Zazen (2nd period): During the 2nd period of zazen, please face the wall. This is part of the Soto Zen tradition and allows for greater concentration in the sitting. The second period is followed, again, by kin-hin.
Monitor: A monitor may move through the zendo during the 2nd sitting to help maintain attention and assist with posture. The monitor will lightly touch you on the shoulder before making any necessary adjustment. Please remember the monitor is not there to be critical but to help you with the maintenance of your attention and your posture.
Daisan: During the 2nd period, the teacher(s) leaves the zendo for Daisan along with a student.
At the sound of the two bells that end the period, turn immediately back to face the center.

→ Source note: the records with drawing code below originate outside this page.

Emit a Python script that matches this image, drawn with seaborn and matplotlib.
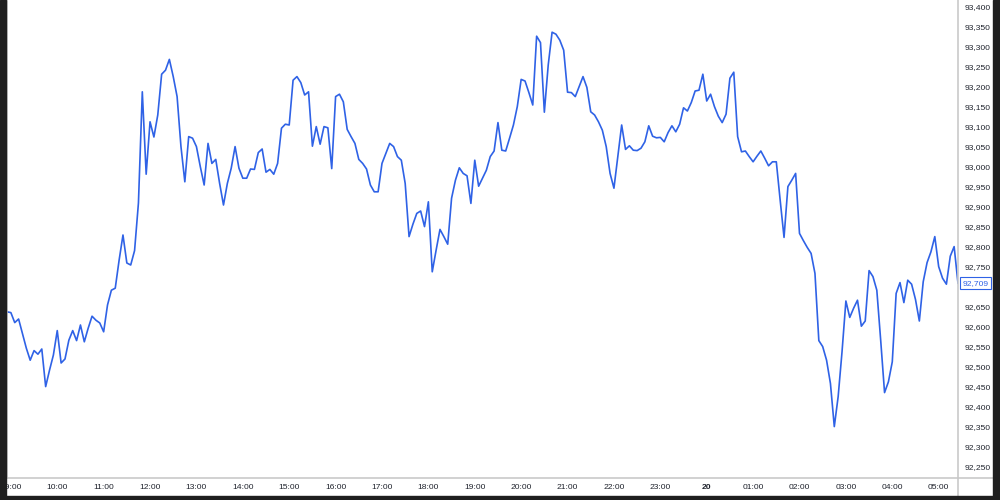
import matplotlib
matplotlib.use("Agg")
import matplotlib.pyplot as plt
import matplotlib.transforms as mtransforms
from matplotlib.patches import Rectangle
from matplotlib.lines import Line2D
import seaborn as sns
import pandas as pd

# 5-minute closes, 08:55 on the 19th to 05:25 on the 20th
start_time = "2024-01-19 08:55"
prices = [
    92638, 92636, 92611, 92620, 92584, 92547, 92517, 92541, 92532, 92545,
    92451, 92492, 92530, 92591, 92510, 92520, 92567, 92591, 92566, 92605,
    92563, 92597, 92627, 92617, 92610, 92588, 92655, 92692, 92697, 92767,
    92830, 92760, 92755, 92791, 92910, 93188, 92982, 93113, 93075, 93130,
    93232, 93242, 93269, 93226, 93176, 93051, 92963, 93076, 93072, 93051,
    93001, 92955, 93059, 93009, 93019, 92959, 92905, 92959, 92997, 93051,
    92997, 92972, 92972, 92995, 92994, 93036, 93045, 92987, 92994, 92982,
    93009, 93097, 93107, 93105, 93217, 93226, 93211, 93180, 93188, 93052,
    93101, 93057, 93101, 93098, 92996, 93176, 93182, 93163, 93094, 93076,
    93059, 93019, 93009, 92995, 92955, 92938, 92938, 93009, 93034, 93059,
    93051, 93026, 93017, 92959, 92826, 92857, 92884, 92890, 92851, 92913,
    92738, 92792, 92844, 92826, 92807, 92922, 92967, 92998, 92984, 92978,
    92909, 93017, 92952, 92972, 92992, 93026, 93040, 93111, 93042, 93040,
    93072, 93105, 93151, 93219, 93215, 93186, 93155, 93327, 93311, 93137,
    93255, 93337, 93332, 93317, 93292, 93187, 93186, 93176, 93201, 93226,
    93199, 93138, 93130, 93113, 93092, 93051, 92984, 92947, 93026, 93105,
    93044, 93053, 93042, 93041, 93047, 93063, 93103, 93077, 93073, 93074,
    93063, 93086, 93103, 93088, 93107, 93148, 93140, 93161, 93190, 93192,
    93232, 93165, 93182, 93151, 93127, 93111, 93132, 93222, 93237, 93076,
    93038, 93040, 93026, 93013, 93027, 93040, 93022, 93003, 93013, 93013,
    92917, 92824, 92951, 92967, 92984, 92834, 92816, 92799, 92784, 92734,
    92566, 92551, 92517, 92459, 92351, 92426, 92538, 92665, 92624, 92647,
    92667, 92602, 92615, 92741, 92726, 92692, 92567, 92436, 92463, 92513,
    92684, 92711, 92661, 92717, 92707, 92669, 92615, 92713, 92761, 92788,
    92826, 92751, 92722, 92707, 92777, 92801, 92709,
]

hour_ticks = pd.date_range("2024-01-19 09:00", "2024-01-20 05:00", freq="1h")
hour_labels = [
    "09:00", "10:00", "11:00", "12:00", "13:00", "14:00", "15:00", "16:00",
    "17:00", "18:00", "19:00", "20:00", "21:00", "22:00", "23:00", "20",
    "01:00", "02:00", "03:00", "04:00", "05:00",
]
price_ticks = list(range(92250, 93401, 50))

line_color = "#2f62e6"
grid_gray = "#c9c9c9"
frame_dark = "#1f1f1f"
label_size = 6.1

df = pd.DataFrame({
    "time": pd.date_range(start_time, periods=len(prices), freq="5min"),
    "price": prices,
})

sns.set_style("white")
plt.rcParams["font.family"] = ["Liberation Sans", "DejaVu Sans"]

fig = plt.figure(figsize=(10, 5), dpi=100)
fig.patch.set_facecolor("white")
ax = fig.add_axes([0.007, 0.044, 0.951, 0.956])

sns.lineplot(data=df, x="time", y="price", ax=ax, color=line_color,
             linewidth=1.2, estimator=None)

ax.set_xlim(df["time"].iloc[0], df["time"].iloc[-1])
ax.set_ylim(92222.5, 93417.5)
ax.set_xlabel("")
ax.set_ylabel("")

last = prices[-1]

# the scale hides the tick label that sits under the last price tag
ax.yaxis.tick_right()
ax.set_yticks(price_ticks)
ax.set_yticklabels([f"{p:,}" if abs(p - last) > 15 else "" for p in price_ticks])
ax.set_xticks(hour_ticks)
ax.set_xticklabels(hour_labels)
for lbl in ax.get_xticklabels():
    if lbl.get_text() == "20":
        lbl.set_fontweight("bold")
ax.tick_params(axis="both", length=0, labelsize=label_size, colors="#1f232d")
ax.tick_params(axis="y", pad=4.5)
ax.tick_params(axis="x", pad=4)

ax.spines["top"].set_visible(False)
for side in ["left", "right", "bottom"]:
    ax.spines[side].set_color(grid_gray)
    ax.spines[side].set_linewidth(1.2)

# last price tag on the right scale
trans = mtransforms.blended_transform_factory(ax.transAxes, ax.transData)
ax.text(1.0045, last, f"{last:,}", transform=trans, fontsize=label_size, color=line_color,
        ha="left", va="center",
        bbox=dict(boxstyle="square,pad=0.3", facecolor="white", edgecolor=line_color, linewidth=0.8))

# screenshot frame and scale separators
fig.add_artist(Line2D([0.958, 0.958], [0.008, 0.044], color=grid_gray, linewidth=1.2))
fig.add_artist(Line2D([0.958, 0.993], [0.044, 0.044], color=grid_gray, linewidth=1.2))
fig.add_artist(Rectangle((0, 0), 0.006, 1, transform=fig.transFigure, color=frame_dark, zorder=10))
fig.add_artist(Rectangle((0, 0), 1, 0.008, transform=fig.transFigure, color=frame_dark, zorder=10))
fig.add_artist(Rectangle((0.993, 0), 0.007, 1, transform=fig.transFigure, color=frame_dark, zorder=10))

fig.savefig("out.png", dpi=100)
plt.close(fig)
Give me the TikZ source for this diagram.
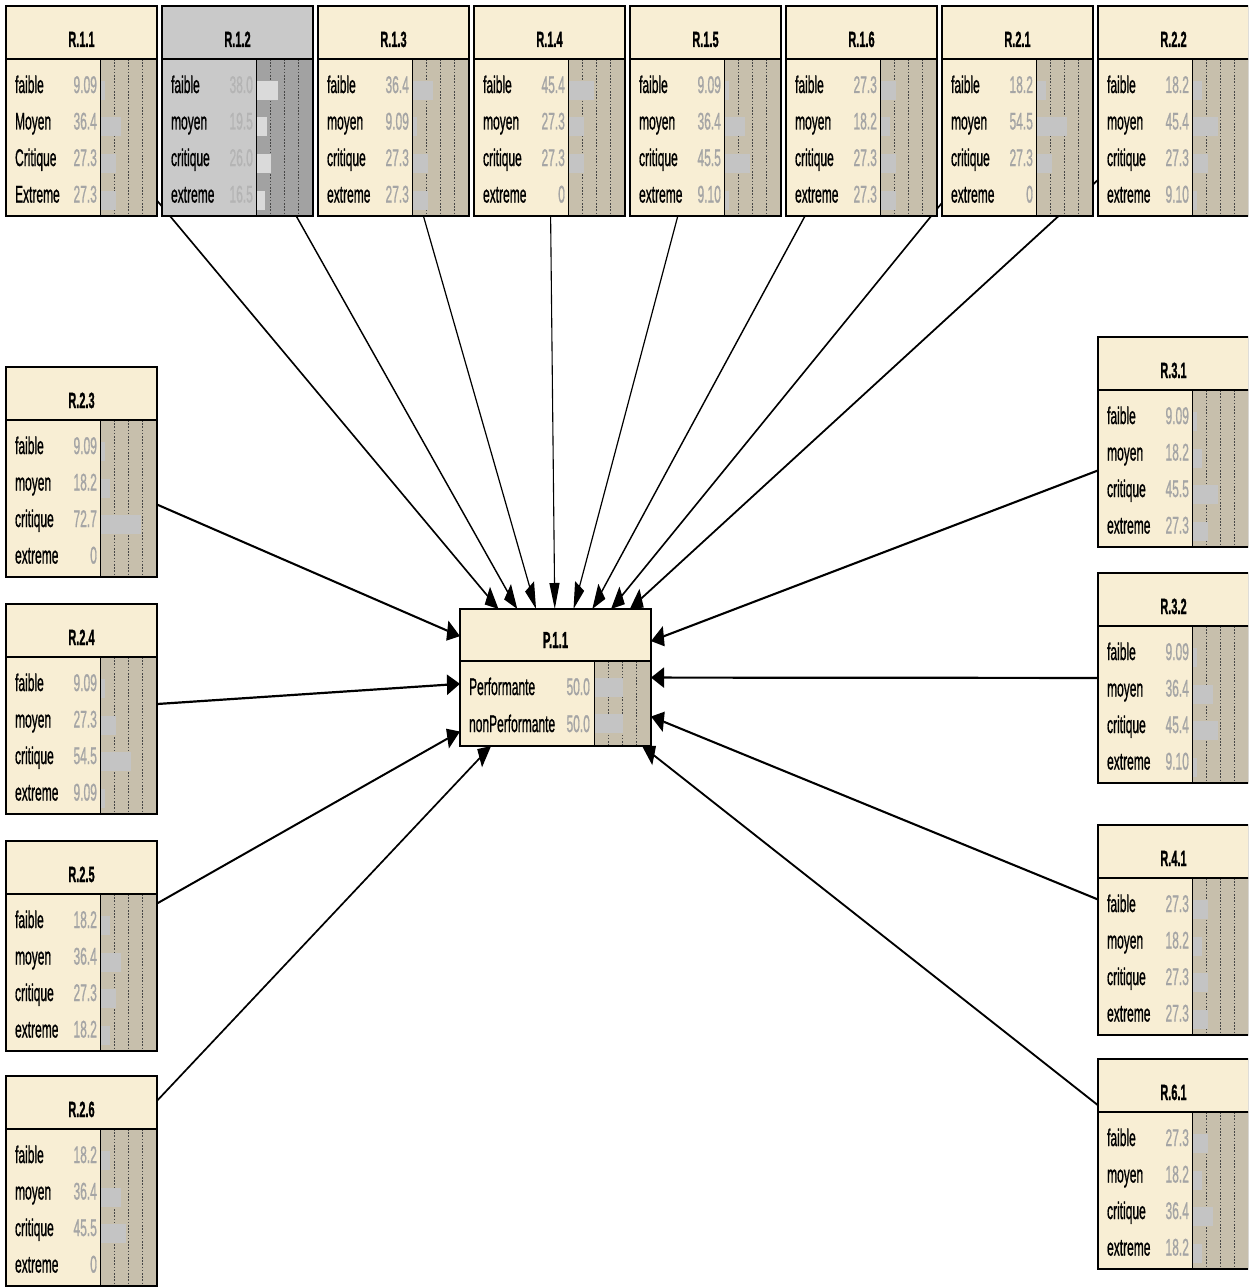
\documentclass[tikz,border=0pt]{standalone}
\usepackage{fontspec}
\setmainfont{Liberation Sans}[UprightFeatures={FakeBold=1.4},BoldFeatures={FakeBold=1.6}]
\usetikzlibrary{arrows.meta}
\definecolor{nfill}{RGB}{248,238,212}
\definecolor{nbg}{RGB}{199,191,172}
\definecolor{nbar}{RGB}{196,196,196}
\definecolor{nval}{RGB}{165,165,165}
\definecolor{gfill}{RGB}{201,201,201}
\definecolor{gbg}{RGB}{162,162,162}
\definecolor{gbar}{RGB}{218,218,218}
\definecolor{gval}{RGB}{180,180,180}
\definecolor{dotc}{RGB}{70,70,70}
\tikzset{
  place/.style={draw=none,minimum width=302pt,minimum height=210pt,inner sep=0pt,outer sep=0pt},
  arr/.style={-{Triangle[length=26pt,width=20pt]},line width=2.2pt},
  lab/.style={anchor=base west,inner sep=0pt,font=\fontsize{24}{24}\selectfont},
  val/.style={anchor=base east,inner sep=0pt,font=\fontsize{24}{24}\selectfont},
  ttl/.style={anchor=base,inner sep=0pt,font=\fontsize{22}{22}\selectfont\bfseries},
  dotl/.style={dotc,line width=1.6pt,dash pattern=on 1.6pt off 1.6pt},
  border/.style={line width=2.6pt}
}
% #1 x-left, #2 y-top, #3 title, #4 list label/value, #5 colour set (n or g)
\newcommand\rbox[5]{%
  \fill[#5fill] (#1,#2) rectangle ++(151,210);
  \fill[#5bg] (#1+94,#2+53) rectangle (#1+151,#2+210);
  \foreach \k in {1,2,3}{\draw[dotl] (#1+94+14.25*\k,#2+53) -- ++(0,157);}
  \foreach \lab/\val [count=\i] in {#4}{%
    \fill[#5bar] (#1+94,#2+75+36.5*\i-36.5) rectangle ++(\val*0.57,19);
    \node[lab] at (#1+9,#2+87+36.5*\i-36.5) {\lab};
    \node[val,text=#5val] at (#1+91,#2+87+36.5*\i-36.5) {\val};
  }
  \draw[line width=2pt] (#1+94,#2+53) -- (#1+94,#2+210);
  \draw[border] (#1,#2+53) -- (#1+151,#2+53);
  \draw[border] (#1,#2) rectangle ++(151,210);
  \node[ttl] at (#1+75.5,#2+41) {#3};
}
\begin{document}
\begin{tikzpicture}[x=1pt,y=-1pt]
\useasboundingbox (0,0) rectangle (1248,1287);
\clip (0,0) rectangle (1248,1287);
\fill[white] (0,0) rectangle (1248,1287);
\begin{scope}[transform canvas={xscale=0.5},x=2pt,y=-1pt]
% placement nodes
\node[place] (r11) at (81.5,111) {};
\node[place] (r12) at (237.5,111) {};
\node[place] (r13) at (393.5,111) {};
\node[place] (r14) at (549.5,111) {};
\node[place] (r15) at (705.5,111) {};
\node[place] (r16) at (861.5,111) {};
\node[place] (r21) at (1017.5,111) {};
\node[place] (r22) at (1173.5,111) {};
\node[place] (r23) at (81.5,472) {};
\node[place] (r24) at (81.5,709) {};
\node[place] (r25) at (81.5,946) {};
\node[place] (r26) at (81.5,1181) {};
\node[place] (r31) at (1173.5,442) {};
\node[place] (r32) at (1173.5,678) {};
\node[place] (r41) at (1173.5,930) {};
\node[place] (r61) at (1173.5,1164) {};
\node[draw=none,minimum width=382pt,minimum height=137pt,inner sep=0pt,outer sep=0pt] (p11) at (555.5,677.5) {};
% connectors
\foreach \n in {r11,r12,r13,r14,r15,r16,r21,r22,r23,r24,r25,r26,r31,r32,r41,r61}{\draw[arr] (\n) -- (p11);}
% boxes
\rbox{6}{6}{R.1.1}{faible/9.09,Moyen/36.4,Critique/27.3,Extreme/27.3}{n}
\rbox{162}{6}{R.1.2}{faible/38.0,moyen/19.5,critique/26.0,extreme/16.5}{g}
\rbox{318}{6}{R.1.3}{faible/36.4,moyen/9.09,critique/27.3,extreme/27.3}{n}
\rbox{474}{6}{R.1.4}{faible/45.4,moyen/27.3,critique/27.3,extreme/0}{n}
\rbox{630}{6}{R.1.5}{faible/9.09,moyen/36.4,critique/45.5,extreme/9.10}{n}
\rbox{786}{6}{R.1.6}{faible/27.3,moyen/18.2,critique/27.3,extreme/27.3}{n}
\rbox{942}{6}{R.2.1}{faible/18.2,moyen/54.5,critique/27.3,extreme/0}{n}
\rbox{1098}{6}{R.2.2}{faible/18.2,moyen/45.4,critique/27.3,extreme/9.10}{n}
\rbox{6}{367}{R.2.3}{faible/9.09,moyen/18.2,critique/72.7,extreme/0}{n}
\rbox{6}{604}{R.2.4}{faible/9.09,moyen/27.3,critique/54.5,extreme/9.09}{n}
\rbox{6}{841}{R.2.5}{faible/18.2,moyen/36.4,critique/27.3,extreme/18.2}{n}
\rbox{6}{1076}{R.2.6}{faible/18.2,moyen/36.4,critique/45.5,extreme/0}{n}
\rbox{1098}{337}{R.3.1}{faible/9.09,moyen/18.2,critique/45.5,extreme/27.3}{n}
\rbox{1098}{573}{R.3.2}{faible/9.09,moyen/36.4,critique/45.4,extreme/9.10}{n}
\rbox{1098}{825}{R.4.1}{faible/27.3,moyen/18.2,critique/27.3,extreme/27.3}{n}
\rbox{1098}{1059}{R.6.1}{faible/27.3,moyen/18.2,critique/36.4,extreme/18.2}{n}
% P.1.1
\fill[nfill] (460,609) rectangle (651,746);
\fill[nbg] (594,661) rectangle (651,746);
\foreach \k in {1,2,3}{\draw[dotl] (594+14.25*\k,661) -- (594+14.25*\k,746);}
\fill[nbar] (594,678) rectangle ++(28.5,19);
\fill[nbar] (594,714) rectangle ++(28.5,19);
\draw[line width=2pt] (594,661) -- (594,746);
\draw[border] (460,661) -- (651,661);
\draw[border] (460,609) rectangle (651,746);
\node[ttl,font=\fontsize{23}{23}\selectfont\bfseries] at (555.5,648) {P.1.1};
\node[lab] at (469,695) {Performante};
\node[val,text=nval] at (590,695) {50.0};
\node[lab] at (469,732) {nonPerformante};
\node[val,text=nval] at (590,732) {50.0};
\end{scope}
\end{tikzpicture}
\end{document}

Dharma Talk (3rd period): In the 3rd and final period, a Dharma Talk by a teacher or a short talk we call ‘Words of Encouragement” given by a senior student, is given. The format is slightly different on Thursday evenings and Saturday mornings (please see the Calendar for details). All Dharma Talks are available in streaming version online to members.
The Gata on Opening the Sutra is chanted before the Dharma Talk. At the end of zazen, the bell rings twice. Rise. Chant sheets are distributed to all who need them.
Chanting: The Heart Sutra. Sit. Then we chant The Four Great Vows 3 times, followed by the Evening Gata chant done by the chant leader. Rise. Chant sheets are collected.
Close of formal sitting period:
Turn to the altar for the closing bow.
Announcements are made at this time. Please remain standing. After announcements, the clapper will sound once. Bow and then carry your zafu, bench or stool to the closet and put it back where you found it.
Leaving the zendo: If you must leave the zendo during a zazen period, please do so only if absolutely necessary and only during kin-hin. Simply move in kin-hin until you are by the door, bow, leave and then return, waiting by the door with hands in gassho until your turn in the l ine comes up. Bow, slip into the line, and resume the kin-hin hand position. Do not simply join the line at the end. Should you need to leave the zendo during zazen because of some emergency situation, please do not return until the next kin-hin.
Work Practice: Work Practice is carried out at the close of our Saturday morning sittings. It lasts about 15 minutes and is a short period of silent, mindful work cleaning the zendo.You will be given simple instructions on how to carry out the task assigned to you. Extended Work Practice is practiced daily during our out of town sesshins.
Oryoki (the formal meal in the zendo): This is the traditional meal in the zendo which is practiced at SMZ in a modified form during zazenkai (all day sittings).